“I don’t really want Rosalind to die,” Tammi said. “Do I get a vote in this?”
“No,” Aurora said, spearing mandarin slices with toothpicks.
Two friends. At least one of them had to be Miranda, but she didn’t need to ask about that now. And the other—she could only hope the other was not an incubus too. Oh gods, what if the demon I interrogated was Caine’s friend?
All at once, a wave of guilt slammed into her. She’d been trying to keep the memories at bay, but she couldn’t hold them back anymore. I’ve done terrible things. She slid her hands over her face, and her chest heaved with a sob. Such a simple set-up for an interrogation. A chair, cinderblocks, cloth, and water. She suppressed the urge to be sick. It could have been Caine.
Caine clenched his jaw. “There’s no need to cry. You’re supposed to be a warrior, and I’ll make sure you don’t die.”
Josiah had looked her straight in the eye and told her she needed to hurt the incubus. He’d sworn the demons were planning a massacre to rival the Boston Slaughter, and that the only way to stop it was to break the monster’s will. Josiah had said it was her duty to force the incubus to confess everything he knew until the Brotherhood could stop the carnage. It was the life of one monster sacrificed for the lives of thousands of innocent people. Simple math.
But half the stuff Josiah had told her was a lie. She wanted to smash his smug face in.
She lifted her eyes. “That’s not why I’m upset. You don’t understand. I’m not a good person.”
Confusion flitted across his features. “What are you talking about?”
She was half tempted to confess everything. “I thought demons and mages were all evil. I never would have agreed to the things I did if I’d known the truth. Maybe some demons deserve to die, but it’s not like we took the time to find out.” Every second they stood here was another moment wasted. “Why are we wasting time? We need to get in there now before anyone else gets hurt.”
Tammi raised her hands in the air. “You’ve officially lost your mind.”
Aurora handed Rosalind a plate of mandarin slices and raisins, each speared with a toothpick. “You can’t just go in there now. You sound like a nutter. Have a sodding snack and a nap, or you’ll be no good to anyone.”
Caine caught her eye. “The whole building is rigged with iron dust. That means I can’t use my magic until we disable the sensors. There are scanners to block our exit, and machines rigged with stakes.”
He was right. With all the defense systems at the entrances and the ID scanners, no supernatural creature could gain access to the building.
At Aurora’s insistence, Rosalind forced herself to eat a raisin. “And how do we disable all that?”

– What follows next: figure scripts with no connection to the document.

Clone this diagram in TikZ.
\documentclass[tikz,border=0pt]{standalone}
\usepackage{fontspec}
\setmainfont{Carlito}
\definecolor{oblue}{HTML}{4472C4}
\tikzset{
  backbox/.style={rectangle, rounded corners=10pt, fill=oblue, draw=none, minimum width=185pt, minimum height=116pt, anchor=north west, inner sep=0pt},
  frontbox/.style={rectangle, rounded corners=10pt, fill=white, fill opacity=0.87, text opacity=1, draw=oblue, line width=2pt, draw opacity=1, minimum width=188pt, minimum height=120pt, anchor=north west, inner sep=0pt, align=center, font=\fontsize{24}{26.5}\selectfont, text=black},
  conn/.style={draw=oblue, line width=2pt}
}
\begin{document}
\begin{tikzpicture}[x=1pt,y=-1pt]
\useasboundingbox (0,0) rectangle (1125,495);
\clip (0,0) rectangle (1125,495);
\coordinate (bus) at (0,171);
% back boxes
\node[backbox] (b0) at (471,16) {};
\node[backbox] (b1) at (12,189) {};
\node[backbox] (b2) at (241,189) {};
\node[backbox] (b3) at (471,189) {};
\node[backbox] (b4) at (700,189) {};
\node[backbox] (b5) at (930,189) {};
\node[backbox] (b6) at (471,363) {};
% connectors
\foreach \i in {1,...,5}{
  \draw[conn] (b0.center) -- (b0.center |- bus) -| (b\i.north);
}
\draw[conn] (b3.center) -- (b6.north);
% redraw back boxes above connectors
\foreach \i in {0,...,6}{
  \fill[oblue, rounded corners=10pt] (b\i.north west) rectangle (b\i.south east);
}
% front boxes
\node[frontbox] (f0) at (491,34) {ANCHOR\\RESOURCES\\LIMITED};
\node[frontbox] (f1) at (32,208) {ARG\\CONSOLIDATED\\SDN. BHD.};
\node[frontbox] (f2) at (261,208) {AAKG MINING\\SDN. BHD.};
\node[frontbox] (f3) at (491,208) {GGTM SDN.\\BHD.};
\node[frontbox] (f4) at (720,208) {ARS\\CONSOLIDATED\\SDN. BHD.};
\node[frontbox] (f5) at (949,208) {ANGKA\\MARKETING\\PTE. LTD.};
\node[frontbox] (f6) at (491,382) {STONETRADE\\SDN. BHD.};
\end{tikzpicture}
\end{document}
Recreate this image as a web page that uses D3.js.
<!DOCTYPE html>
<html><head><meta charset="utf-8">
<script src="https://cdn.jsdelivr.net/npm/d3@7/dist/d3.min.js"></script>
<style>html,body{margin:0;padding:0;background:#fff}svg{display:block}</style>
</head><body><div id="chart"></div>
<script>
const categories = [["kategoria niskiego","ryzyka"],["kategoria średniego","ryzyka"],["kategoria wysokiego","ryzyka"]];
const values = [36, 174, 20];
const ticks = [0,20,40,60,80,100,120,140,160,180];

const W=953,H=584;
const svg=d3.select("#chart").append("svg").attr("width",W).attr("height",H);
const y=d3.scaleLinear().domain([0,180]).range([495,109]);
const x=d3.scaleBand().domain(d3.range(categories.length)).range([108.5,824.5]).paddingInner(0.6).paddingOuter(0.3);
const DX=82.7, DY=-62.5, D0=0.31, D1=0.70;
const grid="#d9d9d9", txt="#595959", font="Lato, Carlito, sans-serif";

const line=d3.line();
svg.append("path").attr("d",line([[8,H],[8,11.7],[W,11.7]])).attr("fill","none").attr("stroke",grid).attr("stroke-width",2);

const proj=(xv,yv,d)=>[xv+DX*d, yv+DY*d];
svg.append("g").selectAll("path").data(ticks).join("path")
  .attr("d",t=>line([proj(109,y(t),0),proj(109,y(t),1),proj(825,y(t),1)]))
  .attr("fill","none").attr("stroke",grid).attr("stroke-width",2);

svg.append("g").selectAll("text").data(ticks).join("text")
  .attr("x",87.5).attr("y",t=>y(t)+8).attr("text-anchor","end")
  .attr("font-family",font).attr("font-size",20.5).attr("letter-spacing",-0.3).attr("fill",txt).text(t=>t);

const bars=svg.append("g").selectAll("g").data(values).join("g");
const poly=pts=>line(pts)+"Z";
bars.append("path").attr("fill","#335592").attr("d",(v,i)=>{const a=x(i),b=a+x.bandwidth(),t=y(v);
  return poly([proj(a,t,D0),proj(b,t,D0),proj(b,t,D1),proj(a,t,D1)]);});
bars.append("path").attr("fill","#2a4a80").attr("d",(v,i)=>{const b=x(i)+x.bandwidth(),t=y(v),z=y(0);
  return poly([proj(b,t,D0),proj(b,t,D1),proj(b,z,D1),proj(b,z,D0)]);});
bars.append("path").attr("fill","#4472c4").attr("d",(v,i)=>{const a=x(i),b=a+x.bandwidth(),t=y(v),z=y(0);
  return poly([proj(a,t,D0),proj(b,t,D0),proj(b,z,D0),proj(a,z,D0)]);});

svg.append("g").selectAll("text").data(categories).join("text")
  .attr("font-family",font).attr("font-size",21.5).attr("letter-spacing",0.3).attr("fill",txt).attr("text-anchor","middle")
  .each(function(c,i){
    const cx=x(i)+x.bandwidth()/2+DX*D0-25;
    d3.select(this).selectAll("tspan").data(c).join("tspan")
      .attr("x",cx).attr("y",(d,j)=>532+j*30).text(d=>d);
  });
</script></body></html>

“We have a plan,” Aurora said. “I learned about the building’s design during my escape, and I’m guessing you can fill us in on what we don’t know.”
Caine shrugged. “Basically, I want to blow up half their building and disable their dust.”
“Why do you need magic for that?” Tammi gripped her plate of speared fruit. “Why not just use explosives?”
“Too messy,” Aurora said. “We might kill the people we’re trying to free. We want to save all the captives we can.”
Rosalind swallowed a mandarin. “How do we make sure no one from the Brotherhood gets killed?”
Caine furrowed his brow as though this question was absurd. “We don’t.”
Rosalind closed her eyes. “I don’t want to kill people. That’s the whole point.”
Caine eyed her. “Am I wrong in thinking that just yesterday, you were trying to kill a vampire?”
“Yes, but not everyone in the Chambers deserves to die.” She shot an uncertain glance at Aurora. “I know you were tortured, and you have every right to want to hurt the people who did that to you, but most of the novices don’t know about that. Most of them just thought we were stopping demons from massacring humans.”
The vamp glared at her. “Caine can hypnotize the novices to leave the building. Then the two of you need to blow up the front entrance, the great hall, and the offices. All of this means you need to take off your stupid ring and start learning Angelic, like you should have started yesterday.”
Rosalind froze, the full implications rolling through her mind. On the side of the demons, she’d have to abandon the only thing keeping her remotely sane—though, given her whirling emotions, maybe it wasn’t doing its job so well anymore.
She closed her eyes, trying to lock her terror into her mind’s vault. Her atonement would depend on her ability to master her fear. No longer hungry, she set the plate on the table. “Let’s get started now.”